PROBLEM DETAILS →
Reproduce only the lines of the material below that start at the line containing "Recreate this image" and stop at the line containing "anchor=base west] (ltime)". Keep both end lines.

━━━ DATA SUPPLIED ━━━

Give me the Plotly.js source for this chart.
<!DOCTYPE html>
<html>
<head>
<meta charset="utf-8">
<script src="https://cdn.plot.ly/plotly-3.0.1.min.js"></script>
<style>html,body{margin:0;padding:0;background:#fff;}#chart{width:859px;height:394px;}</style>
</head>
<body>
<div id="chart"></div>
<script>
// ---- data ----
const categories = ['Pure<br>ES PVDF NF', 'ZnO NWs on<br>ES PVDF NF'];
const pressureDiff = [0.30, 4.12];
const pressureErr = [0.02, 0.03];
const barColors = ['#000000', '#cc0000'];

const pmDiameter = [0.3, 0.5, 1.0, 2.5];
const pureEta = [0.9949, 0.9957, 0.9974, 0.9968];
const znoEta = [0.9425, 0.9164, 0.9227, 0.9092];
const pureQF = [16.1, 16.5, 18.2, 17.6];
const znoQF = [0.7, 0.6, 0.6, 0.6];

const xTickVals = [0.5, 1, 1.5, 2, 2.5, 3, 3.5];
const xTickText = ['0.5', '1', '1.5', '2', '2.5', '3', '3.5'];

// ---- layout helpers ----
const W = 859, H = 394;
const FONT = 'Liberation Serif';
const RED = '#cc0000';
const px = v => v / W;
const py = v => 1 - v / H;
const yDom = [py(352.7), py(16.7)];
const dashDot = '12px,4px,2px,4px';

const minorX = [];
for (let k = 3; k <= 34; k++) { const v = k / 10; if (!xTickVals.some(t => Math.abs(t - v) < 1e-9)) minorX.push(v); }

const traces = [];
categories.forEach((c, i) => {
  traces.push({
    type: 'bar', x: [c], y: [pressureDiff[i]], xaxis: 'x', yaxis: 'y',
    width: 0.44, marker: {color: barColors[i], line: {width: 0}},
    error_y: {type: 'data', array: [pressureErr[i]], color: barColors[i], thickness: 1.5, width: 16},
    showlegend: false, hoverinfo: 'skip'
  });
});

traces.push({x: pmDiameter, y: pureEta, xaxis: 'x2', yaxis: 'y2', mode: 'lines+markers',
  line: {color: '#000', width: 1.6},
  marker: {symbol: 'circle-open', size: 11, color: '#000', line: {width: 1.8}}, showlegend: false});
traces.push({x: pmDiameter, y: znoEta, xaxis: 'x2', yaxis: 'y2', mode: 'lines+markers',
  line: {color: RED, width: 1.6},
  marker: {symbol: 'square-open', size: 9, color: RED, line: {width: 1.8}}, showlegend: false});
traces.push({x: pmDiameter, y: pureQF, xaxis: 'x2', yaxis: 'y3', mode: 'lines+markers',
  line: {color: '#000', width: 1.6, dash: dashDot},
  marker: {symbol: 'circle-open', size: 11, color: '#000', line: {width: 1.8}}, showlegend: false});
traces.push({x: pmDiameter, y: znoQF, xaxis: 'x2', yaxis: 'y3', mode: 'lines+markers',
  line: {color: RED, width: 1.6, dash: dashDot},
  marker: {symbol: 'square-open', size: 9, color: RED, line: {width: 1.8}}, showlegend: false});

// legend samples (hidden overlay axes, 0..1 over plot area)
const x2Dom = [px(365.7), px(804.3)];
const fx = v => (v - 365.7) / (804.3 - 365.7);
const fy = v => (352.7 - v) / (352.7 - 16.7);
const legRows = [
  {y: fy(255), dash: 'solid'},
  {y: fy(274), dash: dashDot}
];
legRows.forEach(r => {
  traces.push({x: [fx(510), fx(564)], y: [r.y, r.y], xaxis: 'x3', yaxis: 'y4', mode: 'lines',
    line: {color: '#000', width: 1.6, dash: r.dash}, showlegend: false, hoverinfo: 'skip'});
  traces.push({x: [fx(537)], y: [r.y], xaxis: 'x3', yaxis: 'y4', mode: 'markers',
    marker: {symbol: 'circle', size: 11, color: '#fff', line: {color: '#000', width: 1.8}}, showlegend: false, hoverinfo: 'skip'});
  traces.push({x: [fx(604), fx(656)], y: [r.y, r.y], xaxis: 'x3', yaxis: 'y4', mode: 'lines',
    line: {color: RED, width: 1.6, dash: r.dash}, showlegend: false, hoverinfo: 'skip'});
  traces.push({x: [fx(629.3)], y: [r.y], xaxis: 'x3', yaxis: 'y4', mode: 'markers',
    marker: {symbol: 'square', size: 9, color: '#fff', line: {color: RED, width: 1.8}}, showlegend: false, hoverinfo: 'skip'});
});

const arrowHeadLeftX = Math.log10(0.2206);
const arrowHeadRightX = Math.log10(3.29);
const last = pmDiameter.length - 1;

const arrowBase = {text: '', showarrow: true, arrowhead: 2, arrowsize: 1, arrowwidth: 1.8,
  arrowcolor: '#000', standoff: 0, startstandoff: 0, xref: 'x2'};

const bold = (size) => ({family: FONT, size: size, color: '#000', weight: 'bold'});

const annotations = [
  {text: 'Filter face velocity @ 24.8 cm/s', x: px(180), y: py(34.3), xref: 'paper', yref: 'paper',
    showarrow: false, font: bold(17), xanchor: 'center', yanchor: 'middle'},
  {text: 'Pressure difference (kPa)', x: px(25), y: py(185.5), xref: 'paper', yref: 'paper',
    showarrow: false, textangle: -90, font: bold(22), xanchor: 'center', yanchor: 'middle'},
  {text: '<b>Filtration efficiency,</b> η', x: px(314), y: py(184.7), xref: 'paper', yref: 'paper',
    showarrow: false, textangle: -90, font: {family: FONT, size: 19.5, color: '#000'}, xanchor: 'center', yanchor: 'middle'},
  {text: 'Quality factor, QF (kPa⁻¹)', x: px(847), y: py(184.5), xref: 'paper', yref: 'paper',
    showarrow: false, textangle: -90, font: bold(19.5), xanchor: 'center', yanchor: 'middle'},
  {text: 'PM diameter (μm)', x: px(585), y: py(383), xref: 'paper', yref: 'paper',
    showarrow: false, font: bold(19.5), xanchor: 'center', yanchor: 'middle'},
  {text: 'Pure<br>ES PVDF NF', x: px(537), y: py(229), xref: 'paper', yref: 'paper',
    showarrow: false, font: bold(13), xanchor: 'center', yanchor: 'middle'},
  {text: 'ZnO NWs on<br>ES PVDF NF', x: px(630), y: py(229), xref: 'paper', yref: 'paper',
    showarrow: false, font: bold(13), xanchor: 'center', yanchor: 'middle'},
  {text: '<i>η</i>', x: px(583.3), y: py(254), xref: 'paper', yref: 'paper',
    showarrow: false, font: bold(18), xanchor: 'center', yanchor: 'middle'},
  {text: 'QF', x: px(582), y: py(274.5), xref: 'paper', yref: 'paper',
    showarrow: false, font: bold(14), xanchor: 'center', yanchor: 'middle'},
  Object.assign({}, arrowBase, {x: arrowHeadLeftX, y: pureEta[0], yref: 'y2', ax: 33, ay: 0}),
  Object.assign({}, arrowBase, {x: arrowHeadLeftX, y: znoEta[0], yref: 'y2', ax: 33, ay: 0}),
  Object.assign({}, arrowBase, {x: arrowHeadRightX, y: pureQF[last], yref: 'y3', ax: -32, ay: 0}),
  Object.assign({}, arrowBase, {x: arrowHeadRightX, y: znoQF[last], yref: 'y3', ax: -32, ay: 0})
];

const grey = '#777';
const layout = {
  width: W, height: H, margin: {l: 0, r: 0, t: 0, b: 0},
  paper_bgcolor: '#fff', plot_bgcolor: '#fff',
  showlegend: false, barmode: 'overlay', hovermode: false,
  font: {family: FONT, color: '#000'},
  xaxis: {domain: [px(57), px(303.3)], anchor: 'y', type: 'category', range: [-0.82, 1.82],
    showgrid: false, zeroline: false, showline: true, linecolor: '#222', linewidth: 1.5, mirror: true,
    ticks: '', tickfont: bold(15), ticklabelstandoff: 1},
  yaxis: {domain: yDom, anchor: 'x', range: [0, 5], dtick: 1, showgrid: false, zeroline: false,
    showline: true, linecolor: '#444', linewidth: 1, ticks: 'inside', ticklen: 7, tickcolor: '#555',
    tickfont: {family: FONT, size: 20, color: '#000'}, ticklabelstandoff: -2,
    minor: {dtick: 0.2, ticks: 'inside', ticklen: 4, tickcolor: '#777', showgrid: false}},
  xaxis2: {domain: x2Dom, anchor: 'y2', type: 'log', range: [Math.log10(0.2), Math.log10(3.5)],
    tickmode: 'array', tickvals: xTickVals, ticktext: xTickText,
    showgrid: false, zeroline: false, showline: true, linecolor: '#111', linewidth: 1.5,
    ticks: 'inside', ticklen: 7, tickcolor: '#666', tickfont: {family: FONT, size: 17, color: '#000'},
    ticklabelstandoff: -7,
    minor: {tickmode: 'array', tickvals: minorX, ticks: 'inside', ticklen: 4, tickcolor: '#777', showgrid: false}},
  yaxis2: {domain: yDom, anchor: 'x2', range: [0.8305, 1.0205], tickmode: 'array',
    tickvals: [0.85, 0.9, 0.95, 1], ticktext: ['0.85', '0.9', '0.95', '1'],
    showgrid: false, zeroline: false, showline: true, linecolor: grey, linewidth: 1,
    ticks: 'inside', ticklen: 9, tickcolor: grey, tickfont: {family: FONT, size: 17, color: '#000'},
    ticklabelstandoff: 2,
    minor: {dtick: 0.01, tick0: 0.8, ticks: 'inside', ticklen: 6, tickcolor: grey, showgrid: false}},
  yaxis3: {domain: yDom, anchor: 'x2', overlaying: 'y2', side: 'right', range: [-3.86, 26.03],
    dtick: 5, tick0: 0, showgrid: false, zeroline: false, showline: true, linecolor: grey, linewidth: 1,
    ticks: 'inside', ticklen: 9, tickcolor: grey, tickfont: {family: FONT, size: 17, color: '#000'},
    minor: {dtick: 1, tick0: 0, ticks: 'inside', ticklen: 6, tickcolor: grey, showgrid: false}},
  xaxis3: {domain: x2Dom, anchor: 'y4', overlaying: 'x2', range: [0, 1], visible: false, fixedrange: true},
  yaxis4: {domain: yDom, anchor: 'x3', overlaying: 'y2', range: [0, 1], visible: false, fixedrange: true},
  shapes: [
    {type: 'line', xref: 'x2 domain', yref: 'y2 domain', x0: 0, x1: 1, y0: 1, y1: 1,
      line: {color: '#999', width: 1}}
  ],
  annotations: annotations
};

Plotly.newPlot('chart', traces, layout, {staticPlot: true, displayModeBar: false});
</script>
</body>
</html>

━━━
━━━ DATA SUPPLIED ━━━

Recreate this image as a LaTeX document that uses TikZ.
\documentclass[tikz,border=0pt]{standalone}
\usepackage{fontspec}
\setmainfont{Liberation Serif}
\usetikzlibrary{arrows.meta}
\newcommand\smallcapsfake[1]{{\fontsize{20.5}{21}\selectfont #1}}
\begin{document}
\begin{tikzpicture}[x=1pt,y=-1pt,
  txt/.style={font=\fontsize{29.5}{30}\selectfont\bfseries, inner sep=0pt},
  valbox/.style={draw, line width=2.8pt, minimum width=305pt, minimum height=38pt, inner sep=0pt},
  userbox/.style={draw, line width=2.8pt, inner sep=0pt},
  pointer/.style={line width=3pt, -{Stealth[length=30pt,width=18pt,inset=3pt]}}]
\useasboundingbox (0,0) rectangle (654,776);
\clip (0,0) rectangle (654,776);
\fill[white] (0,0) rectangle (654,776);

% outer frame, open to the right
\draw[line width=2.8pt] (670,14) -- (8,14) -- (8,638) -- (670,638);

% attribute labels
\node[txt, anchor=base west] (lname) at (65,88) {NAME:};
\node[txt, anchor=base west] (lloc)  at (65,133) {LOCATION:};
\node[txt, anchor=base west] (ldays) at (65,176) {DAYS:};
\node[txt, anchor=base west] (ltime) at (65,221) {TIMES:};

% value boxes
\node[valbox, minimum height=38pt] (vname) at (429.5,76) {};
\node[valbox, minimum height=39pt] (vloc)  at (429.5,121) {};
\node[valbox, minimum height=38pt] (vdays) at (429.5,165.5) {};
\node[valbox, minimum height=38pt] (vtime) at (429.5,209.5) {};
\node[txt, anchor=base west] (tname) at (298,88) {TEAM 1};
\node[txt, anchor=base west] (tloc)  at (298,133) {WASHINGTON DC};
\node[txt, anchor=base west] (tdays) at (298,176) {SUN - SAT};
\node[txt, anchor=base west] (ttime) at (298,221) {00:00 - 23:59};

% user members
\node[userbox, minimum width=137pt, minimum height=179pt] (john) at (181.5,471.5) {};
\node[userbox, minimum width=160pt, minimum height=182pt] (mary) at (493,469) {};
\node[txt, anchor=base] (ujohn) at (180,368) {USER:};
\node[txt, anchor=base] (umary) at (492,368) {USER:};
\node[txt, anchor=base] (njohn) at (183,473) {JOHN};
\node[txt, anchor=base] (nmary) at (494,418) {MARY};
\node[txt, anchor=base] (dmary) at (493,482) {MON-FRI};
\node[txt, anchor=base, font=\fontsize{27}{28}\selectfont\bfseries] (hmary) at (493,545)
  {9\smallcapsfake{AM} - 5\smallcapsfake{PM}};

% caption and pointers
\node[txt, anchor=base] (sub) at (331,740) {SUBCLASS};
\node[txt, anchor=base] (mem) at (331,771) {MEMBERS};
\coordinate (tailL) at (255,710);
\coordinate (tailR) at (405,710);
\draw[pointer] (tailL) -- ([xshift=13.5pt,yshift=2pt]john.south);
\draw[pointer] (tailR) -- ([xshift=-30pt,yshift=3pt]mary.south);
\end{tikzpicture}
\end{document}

━━━

RESPONSE TO THE EXERCISE →
Recreate this image as a LaTeX document that uses TikZ.
\documentclass[tikz,border=0pt]{standalone}
\usepackage{fontspec}
\setmainfont{Liberation Serif}
\usetikzlibrary{arrows.meta}
\newcommand\smallcapsfake[1]{{\fontsize{20.5}{21}\selectfont #1}}
\begin{document}
\begin{tikzpicture}[x=1pt,y=-1pt,
  txt/.style={font=\fontsize{29.5}{30}\selectfont\bfseries, inner sep=0pt},
  valbox/.style={draw, line width=2.8pt, minimum width=305pt, minimum height=38pt, inner sep=0pt},
  userbox/.style={draw, line width=2.8pt, inner sep=0pt},
  pointer/.style={line width=3pt, -{Stealth[length=30pt,width=18pt,inset=3pt]}}]
\useasboundingbox (0,0) rectangle (654,776);
\clip (0,0) rectangle (654,776);
\fill[white] (0,0) rectangle (654,776);

% outer frame, open to the right
\draw[line width=2.8pt] (670,14) -- (8,14) -- (8,638) -- (670,638);

% attribute labels
\node[txt, anchor=base west] (lname) at (65,88) {NAME:};
\node[txt, anchor=base west] (lloc)  at (65,133) {LOCATION:};
\node[txt, anchor=base west] (ldays) at (65,176) {DAYS:};
\node[txt, anchor=base west] (ltime) at (65,221) {TIMES:};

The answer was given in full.